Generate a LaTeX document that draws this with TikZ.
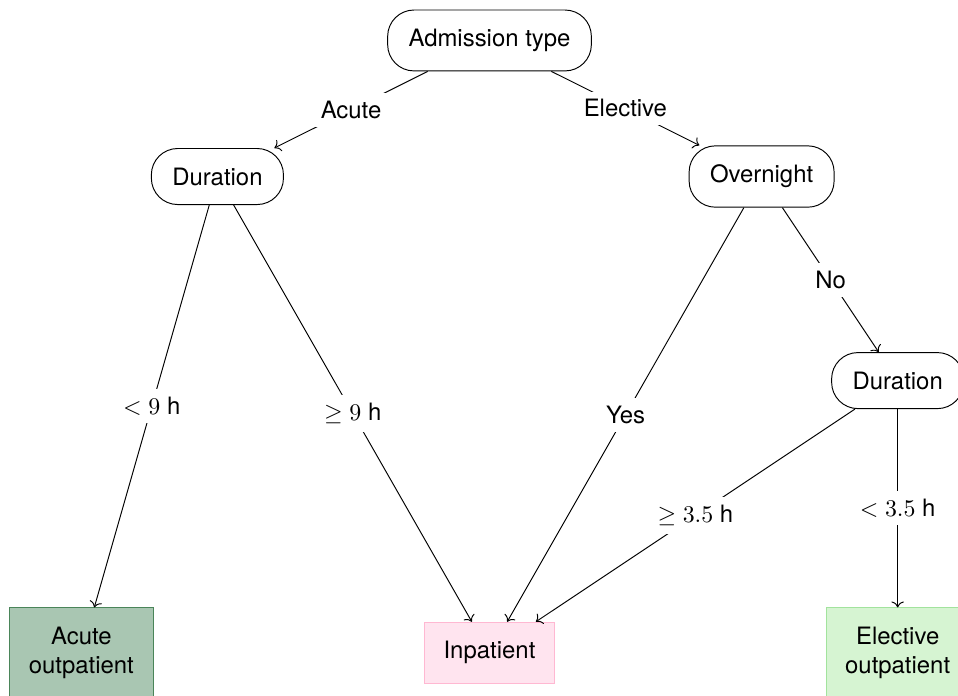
\documentclass[tikz,border=0pt]{standalone}
\usepackage[no-math]{fontspec}
\setmainfont{TeX Gyre Heros}
\usepackage{amsmath}
\usepackage{amssymb}
\usetikzlibrary{arrows.meta}
\definecolor{AcuteFill}{HTML}{A9C6B2}
\definecolor{AcuteLine}{HTML}{4A8559}
\definecolor{InpatFill}{HTML}{FFE4EF}
\definecolor{InpatLine}{HTML}{FFB8D2}
\definecolor{ElectFill}{HTML}{D6F4D2}
\definecolor{ElectLine}{HTML}{A2E39D}

\begin{document}
\begin{tikzpicture}[
    decision/.style={draw, rounded corners=11pt, inner xsep=8.75pt, inner ysep=8pt},
    leaf/.style={draw, align=center, inner xsep=8pt, inner ysep=8pt},
    lbl/.style={fill=white}]
    \useasboundingbox (-7.196,-9.636) rectangle (6.887,0.595);

    % decision nodes
    \node (admit) [decision] at (0,0) {Admission type};
    \node (durAcute) [decision] at (-4,-2) {Duration};
    \node (overnight) [decision] at (4,-2) {Overnight};
    \node (durElective) [decision] at (6,-5) {Duration};

    % outcomes
    \node (acuteOut) [leaf, fill=AcuteFill, draw=AcuteLine] at (-6,-9) {Acute\\outpatient};
    \node (inpat) [leaf, fill=InpatFill, draw=InpatLine] at (0,-9) {Inpatient};
    \node (electiveOut) [leaf, fill=ElectFill, draw=ElectLine] at (6,-9) {Elective\\outpatient};

    \draw[->] (admit) -- node[lbl] {Acute} (durAcute);
    \draw[->] (admit) -- node[lbl] {Elective} (overnight);
    \draw[->] (durAcute) -- node[lbl] {$<9$ h} (acuteOut);
    \draw[->] (durAcute) -- node[lbl] {$\geq 9$ h} (inpat);
    \draw[->] (overnight) -- node[lbl] {Yes} (inpat);
    \draw[->] (overnight) -- node[lbl] {No} (durElective);
    \draw[->] (durElective) -- node[lbl] {$\geq 3.5$ h} (inpat);
    \draw[->] (durElective) -- node[lbl] {$<3.5$ h} (electiveOut);
\end{tikzpicture}
\end{document}
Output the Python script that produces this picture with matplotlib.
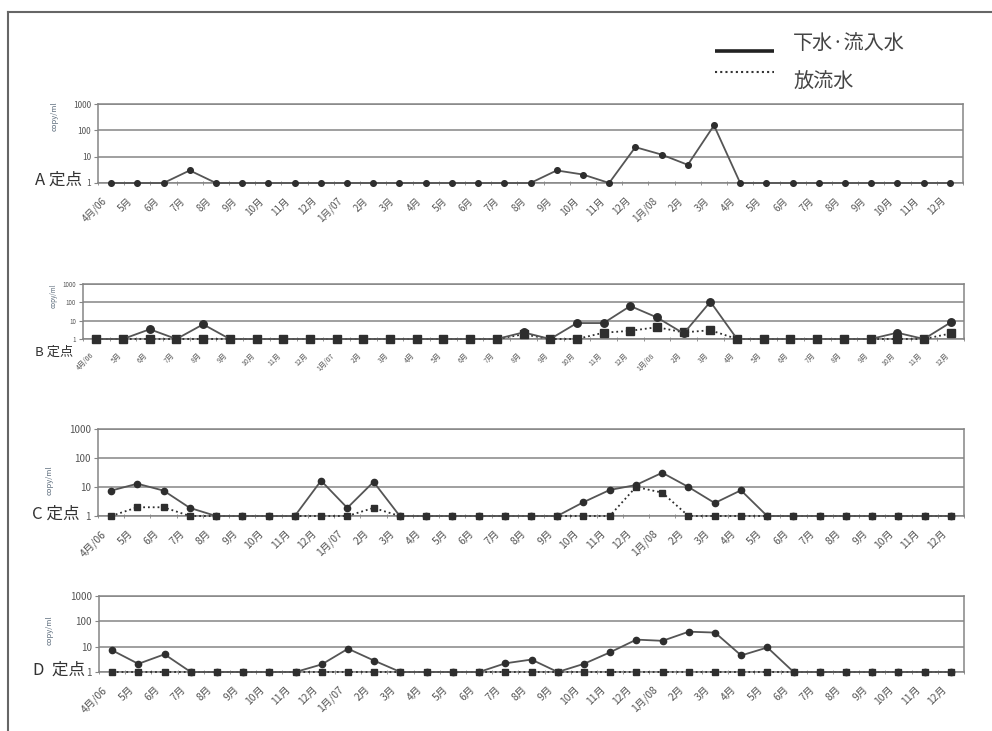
import matplotlib
matplotlib.use("Agg")
import matplotlib.pyplot as plt
from matplotlib.lines import Line2D
from matplotlib.transforms import ScaledTranslation
import numpy as np

plt.rcParams['font.family'] = ['Noto Sans CJK JP', 'DejaVu Sans']

# Sampling months, April 2006 - December 2008
months = ["4月/06", "5月", "6月", "7月", "8月", "9月", "10月", "11月", "12月",
          "1月/07", "2月", "3月", "4月", "5月", "6月", "7月", "8月", "9月",
          "10月", "11月", "12月", "1月/08", "2月", "3月", "4月", "5月", "6月",
          "7月", "8月", "9月", "10月", "11月", "12月"]

# copy/ml at each site: inflow (下水・流入水) and effluent (放流水)
a_inflow = [1, 1, 1, 3, 1, 1, 1, 1, 1, 1, 1, 1, 1, 1, 1, 1, 1,
            3, 2.1, 1, 23, 12, 4.9, 154, 1, 1, 1, 1, 1, 1, 1, 1, 1]

b_inflow = [1, 1, 3.4, 1, 6.3, 1, 1, 1, 1, 1, 1, 1, 1, 1, 1, 1,
            2.3, 1, 7.4, 7.4, 63, 15, 2.0, 108, 1, 1, 1, 1, 1, 1, 2.2, 1, 8]
b_effluent = [1, 1, 1, 1, 1, 1, 1, 1, 1, 1, 1, 1, 1, 1, 1, 1,
              1.8, 1, 1, 2.2, 2.8, 4.4, 2.3, 3, 1, 1, 1, 1, 1, 1, 1, 1, 2]

c_inflow = [7.5, 13, 7.5, 1.9, 1, 1, 1, 1, 16.5, 1.9, 15, 1, 1, 1, 1, 1, 1,
            1, 3.0, 7.9, 11.7, 31, 10, 2.8, 7.7, 1, 1, 1, 1, 1, 1, 1, 1]
c_effluent = [1, 2, 2, 1, 1, 1, 1, 1, 1, 1, 1.9, 1, 1, 1, 1, 1, 1,
              1, 1, 1, 10, 6.4, 1, 1, 1, 1, 1, 1, 1, 1, 1, 1, 1]

d_inflow = [7.2, 2.1, 5, 1, 1, 1, 1, 1, 2, 8.3, 2.8, 1, 1, 1, 1, 2.2, 3.1,
            1, 2.1, 6, 19, 17, 39, 36, 4.5, 9.3, 1, 1, 1, 1, 1, 1, 1]
d_effluent = [1] * 33

panels = [
    ("A 定点", a_inflow, None),
    ("B 定点", b_inflow, b_effluent),
    ("C 定点", c_inflow, c_effluent),
    ("D  定点", d_inflow, d_effluent),
]

W, H = 992, 731
fig = plt.figure(figsize=(W / 100, H / 100), dpi=100)
fig.patch.set_facecolor('white')

# pixel boxes (left, top, right, bottom) and per-panel text sizes
boxes = [(98, 104, 963, 183), (83, 284, 964, 339),
         (98, 429, 964, 516), (99, 596, 964, 672)]
tick_fs = [7, 5, 7.5, 7.5]
ytick_fs = [6, 4.5, 7, 7]
title_fs = [12, 9.5, 12, 12]
msize = [4.5, 6, 5, 5]
title_pos = [(35, 180), (35, 352), (32, 514), (33, 670)]
ylabel_pos = [(59, 116), (58, 296), (54, 480), (54, 630)]
label_shift = [-10, -6, -10, -10]

line_col = '#555555'
mark_col = '#2e2e2e'
grid_col = '#858585'
text_col = '#555555'

x = np.arange(len(months))

for i, (name, inflow, effluent) in enumerate(panels):
    l, t, r, b = boxes[i]
    ax = fig.add_axes([l / W, 1 - b / H, (r - l) / W, (b - t) / H])
    ax.set_yscale('log')
    ax.set_ylim(1, 1000)
    ax.set_xlim(-0.5, len(months) - 0.5)

    if effluent is not None:
        ax.plot(x, effluent, linestyle=':', color=mark_col, lw=1.3,
                marker='s', ms=msize[i], mfc=mark_col, mec=mark_col,
                clip_on=False, zorder=3)
    ax.plot(x, inflow, linestyle='-', color=line_col, lw=1.3,
            marker='o', ms=msize[i] * 0.9, mfc=mark_col, mec=mark_col,
            clip_on=False, zorder=4)

    ax.set_yticks([1, 10, 100, 1000])
    ax.set_yticklabels(["1", "10", "100", "1000"], fontsize=ytick_fs[i],
                       color=text_col)
    ax.yaxis.set_minor_locator(matplotlib.ticker.NullLocator())
    ax.tick_params(axis='y', length=3, color=grid_col, pad=2)
    ax.grid(axis='y', which='major', color=grid_col, lw=1.1)

    ax.set_xticks(x)
    ax.set_xticklabels(months, rotation=45, ha='right',
                       rotation_mode='anchor', fontsize=tick_fs[i],
                       color=text_col)
    ax.set_xticks(np.arange(-0.5, len(months)), minor=True)
    ax.tick_params(axis='x', which='major', length=0, pad=9)
    ax.tick_params(axis='x', which='minor', length=3, direction='inout',
                   color=grid_col)
    shift = ScaledTranslation(label_shift[i] / 100, 0, fig.dpi_scale_trans)
    for lab in ax.get_xticklabels():
        lab.set_transform(lab.get_transform() + shift)

    for s in ax.spines.values():
        s.set_color(grid_col)
        s.set_linewidth(1.1)

    ax.set_ylabel("copy/ml", fontsize=4.5 if i == 1 else 5.5,
                  color='#5a6a7a')
    lx, ly = ylabel_pos[i]
    ax.yaxis.set_label_coords((lx - l) / (r - l), (b - ly) / (b - t))

    tx, ty = title_pos[i]
    fig.text(tx / W, 1 - ty / H, name, fontsize=title_fs[i], color='#333333',
             ha='left', va='center')

# legend key
fig.add_artist(Line2D([715 / W, 774 / W], [1 - 51 / H, 1 - 51 / H],
                      color='#222222', lw=2.6, solid_capstyle='butt'))
fig.add_artist(Line2D([715 / W, 774 / W], [1 - 72 / H, 1 - 72 / H],
                      color='#333333', lw=1.5, linestyle=(0, (1, 1.5))))
fig.text(793 / W, 1 - 43 / H, "下水·流入水", fontsize=14.5, color='#444444',
         ha='left', va='center')
fig.text(793 / W, 1 - 82 / H, "放流水", fontsize=14.5, color='#444444',
         ha='left', va='center')

# outer frame
fig.add_artist(Line2D([8 / W, 1.0], [1 - 12 / H, 1 - 12 / H],
                      color='#666666', lw=1.5))
fig.add_artist(Line2D([8 / W, 8 / W], [1 - 12 / H, 0.0],
                      color='#666666', lw=1.5))

fig.savefig("out.png", dpi=100, facecolor='white')
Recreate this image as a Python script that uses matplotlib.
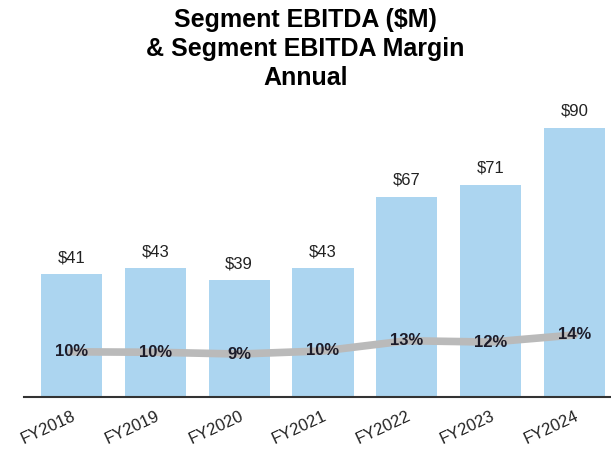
import matplotlib.pyplot as plt

years = ["FY2018", "FY2019", "FY2020", "FY2021", "FY2022", "FY2023", "FY2024"]
ebitda = [41, 43, 39, 43, 67, 71, 90]
margin = [10.2, 10.1, 9.7, 10.4, 12.7, 12.4, 14.0]
margin_labels = ["10%", "10%", "9%", "10%", "13%", "12%", "14%"]

plt.rcParams['font.family'] = ['Liberation Sans', 'DejaVu Sans']

fig = plt.figure(figsize=(6.11, 4.58), dpi=100)
ax = fig.add_axes([0.0393, 0.1332, 0.9607, 0.6528])

x = list(range(len(years)))
ax.bar(x, ebitda, width=0.73, color="#acd5f0", zorder=1)
for xi, v in zip(x, ebitda):
    ax.text(xi, v + 3, f"${v}", ha="center", va="bottom", fontsize=12, color="#222222")

ax.set_xlim(-0.567, 6.436)
ax.set_ylim(0, 100)
ax.set_yticks([])
for s in ["top", "right", "left"]:
    ax.spines[s].set_visible(False)
ax.spines["bottom"].set_color("#333333")
ax.spines["bottom"].set_linewidth(1.5)
ax.set_xticks(x)
ax.set_xticklabels(years, rotation=25, ha="right", rotation_mode="anchor",
                   fontsize=12, color="#222222")
ax.tick_params(axis="x", length=0, pad=8)

ax2 = ax.twinx()
ax2.set_ylim(0, 67.5)
ax2.set_yticks([])
for s in ax2.spines.values():
    s.set_visible(False)
ax2.plot(x, margin, color="#bababa", linewidth=5.5, solid_capstyle="round", zorder=2)
for xi, m, lab in zip(x, margin, margin_labels):
    ax2.text(xi, m, lab, ha="center", va="center", fontsize=12, fontweight="bold",
             color="#1c1c2a", zorder=3)

fig.suptitle("Segment EBITDA ($M)\n& Segment EBITDA Margin\nAnnual", y=0.982,
             fontsize=18, fontweight="bold", linespacing=1.25)

fig.savefig("out.png", dpi=100)
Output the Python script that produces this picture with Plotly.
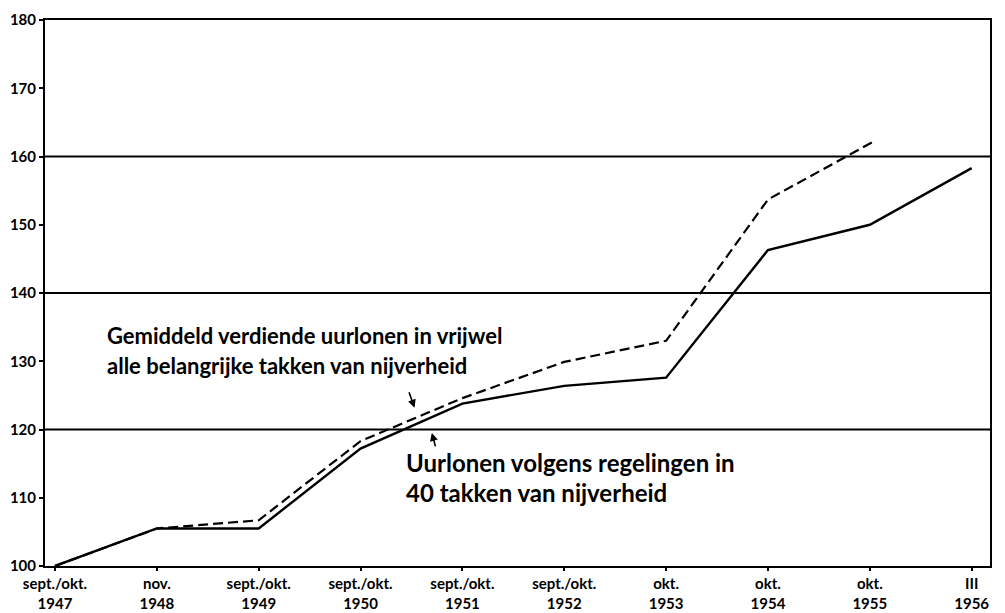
import plotly.graph_objects as go

# Periods on the horizontal axis
periods = ["sept./okt.<br>1947", "nov.<br>1948", "sept./okt.<br>1949", "sept./okt.<br>1950",
           "sept./okt.<br>1951", "sept./okt.<br>1952", "okt.<br>1953", "okt.<br>1954",
           "okt.<br>1955", "III<br>1956"]

# Index numbers (sept./okt. 1947 = 100)
regeling_x = [0, 1, 2, 3, 4, 5, 6, 7, 8, 9]
regeling = [100, 105.5, 105.5, 117.2, 123.8, 126.4, 127.6, 146.3, 150.0, 158.3]

verdiend_x = [0, 1, 2, 3, 4, 5, 6, 7, 8.05]
verdiend = [100, 105.5, 106.7, 118.3, 124.6, 129.9, 133.0, 153.7, 162.3]

y_ticks = [100, 110, 120, 130, 140, 150, 160, 170, 180]
grid_levels = [120, 140, 160]

# Label lines: (text, x, y, font size)
label_verdiend = [("Gemiddeld verdiende uurlonen in vrijwel", 0.49, 133.8, 22),
                  ("alle belangrijke takken van nijverheid", 0.49, 129.4, 22)]
label_regeling = [("Uurlonen volgens regelingen in", 3.43, 115.1, 24),
                  ("40 takken van nijverheid", 3.43, 110.7, 24)]

FONT = "Lato"

fig = go.Figure()

fig.add_trace(go.Scatter(x=verdiend_x, y=verdiend, mode="lines",
                         line=dict(color="black", width=2.2, dash="10px,5px"),
                         showlegend=False))
fig.add_trace(go.Scatter(x=regeling_x, y=regeling, mode="lines",
                         line=dict(color="black", width=2.4),
                         showlegend=False))

for g in grid_levels:
    fig.add_shape(type="line", xref="paper", yref="y", x0=0, x1=1, y0=g, y1=g,
                  line=dict(color="black", width=1.8), layer="below")

for text, x, y, size in label_verdiend + label_regeling:
    fig.add_annotation(x=x, y=y, xref="x", yref="y", xanchor="left", yanchor="middle",
                       text=text, showarrow=False,
                       font=dict(family=FONT, size=size, color="black", weight="bold"))

# Pointers from the labels to their lines
fig.add_annotation(x=3.53, y=123.2, xref="x", yref="y", ax=-6, ay=-17,
                   showarrow=True, arrowhead=2, arrowsize=1, arrowwidth=1.6,
                   arrowcolor="black", text="")
fig.add_annotation(x=3.70, y=119.5, xref="x", yref="y", ax=4, ay=15,
                   showarrow=True, arrowhead=2, arrowsize=1, arrowwidth=1.6,
                   arrowcolor="black", text="")

fig.update_layout(
    width=1005, height=613,
    margin=dict(l=45, r=15, t=20, b=47),
    paper_bgcolor="white", plot_bgcolor="white",
    font=dict(family=FONT, color="black", size=15, weight="bold"),
    xaxis=dict(range=[-0.098, 9.18], tickmode="array", tickvals=list(range(len(periods))),
               ticktext=periods, showgrid=False, zeroline=False, automargin=False,
               showline=True, linecolor="black", linewidth=2, mirror=True,
               ticks="outside", ticklen=3, tickwidth=1.5, tickcolor="black",
               tickfont=dict(family=FONT, size=15, weight="bold")),
    yaxis=dict(range=[100, 180], tickmode="array", tickvals=y_ticks,
               showgrid=False, zeroline=False, automargin=False,
               showline=True, linecolor="black", linewidth=2, mirror=True,
               ticks="outside", ticklen=4, tickwidth=1.5, tickcolor="black",
               tickfont=dict(family=FONT, size=15, weight="bold")),
)

fig.write_html("out.html")
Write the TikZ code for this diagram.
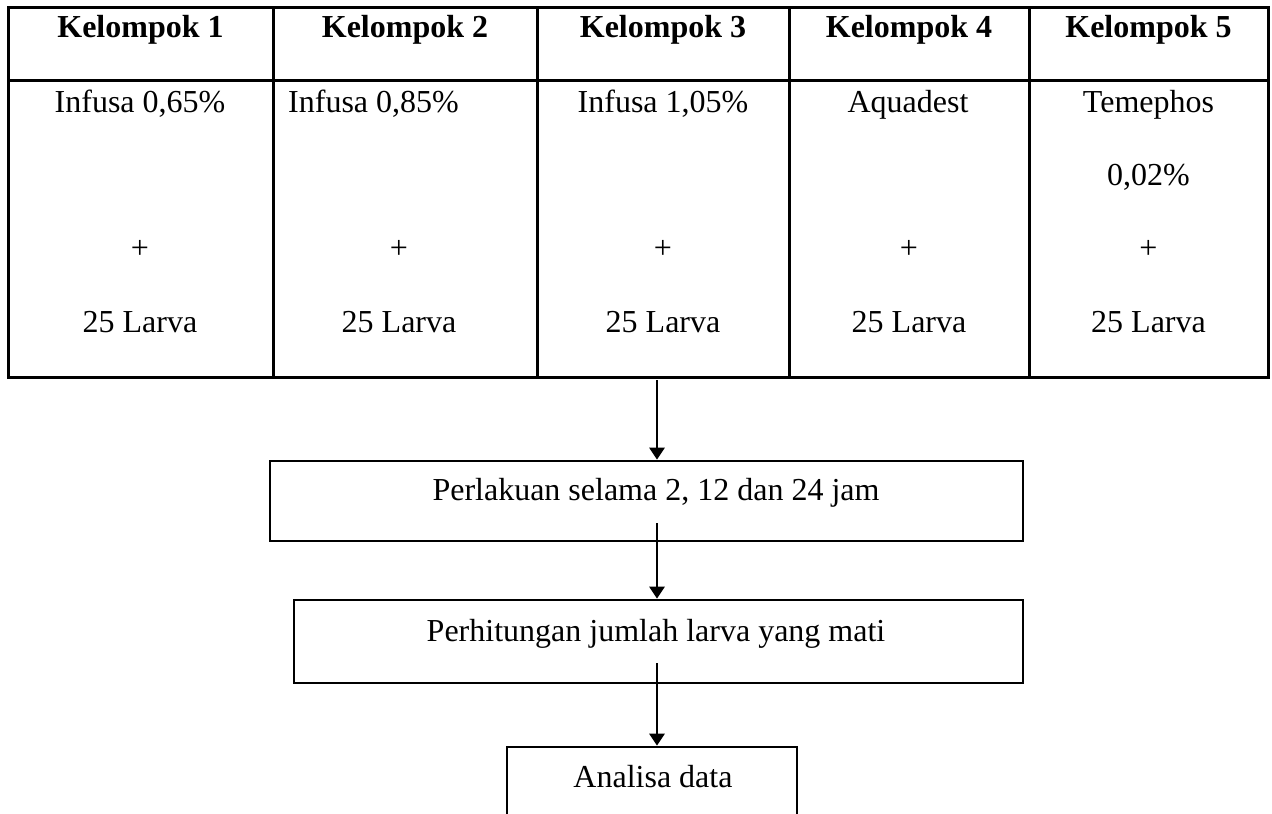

◇ ◇ ◇ ◇

- [EXERCISE] Leave the pictures out, and restate exactly the lines from the start of the records through the one that contains "plt.rcParams['font.family'] = ['Noto".

- [THE ANSWER]
Generate a LaTeX document that draws this with TikZ.
\documentclass[tikz,border=0pt]{standalone}
\usepackage[no-math]{fontspec}
\setmainfont{TeX Gyre Heros}
\usepackage{amsmath}
\usepackage{amssymb}
\usetikzlibrary{arrows.meta}
\definecolor{AcuteFill}{HTML}{A9C6B2}
\definecolor{AcuteLine}{HTML}{4A8559}
\definecolor{InpatFill}{HTML}{FFE4EF}
\definecolor{InpatLine}{HTML}{FFB8D2}
\definecolor{ElectFill}{HTML}{D6F4D2}
\definecolor{ElectLine}{HTML}{A2E39D}

\begin{document}
\begin{tikzpicture}[
    decision/.style={draw, rounded corners=11pt, inner xsep=8.75pt, inner ysep=8pt},
    leaf/.style={draw, align=center, inner xsep=8pt, inner ysep=8pt},
    lbl/.style={fill=white}]
    \useasboundingbox (-7.196,-9.636) rectangle (6.887,0.595);

    % decision nodes
    \node (admit) [decision] at (0,0) {Admission type};
    \node (durAcute) [decision] at (-4,-2) {Duration};
    \node (overnight) [decision] at (4,-2) {Overnight};
    \node (durElective) [decision] at (6,-5) {Duration};

    % outcomes
    \node (acuteOut) [leaf, fill=AcuteFill, draw=AcuteLine] at (-6,-9) {Acute\\outpatient};
    \node (inpat) [leaf, fill=InpatFill, draw=InpatLine] at (0,-9) {Inpatient};
    \node (electiveOut) [leaf, fill=ElectFill, draw=ElectLine] at (6,-9) {Elective\\outpatient};

    \draw[->] (admit) -- node[lbl] {Acute} (durAcute);
    \draw[->] (admit) -- node[lbl] {Elective} (overnight);
    \draw[->] (durAcute) -- node[lbl] {$<9$ h} (acuteOut);
    \draw[->] (durAcute) -- node[lbl] {$\geq 9$ h} (inpat);
    \draw[->] (overnight) -- node[lbl] {Yes} (inpat);
    \draw[->] (overnight) -- node[lbl] {No} (durElective);
    \draw[->] (durElective) -- node[lbl] {$\geq 3.5$ h} (inpat);
    \draw[->] (durElective) -- node[lbl] {$<3.5$ h} (electiveOut);
\end{tikzpicture}
\end{document}
Output the Python script that produces this picture with matplotlib.
import matplotlib
matplotlib.use("Agg")
import matplotlib.pyplot as plt
from matplotlib.lines import Line2D
from matplotlib.transforms import ScaledTranslation
import numpy as np

plt.rcParams['font.family'] = ['Noto Sans CJK JP', 'DejaVu Sans']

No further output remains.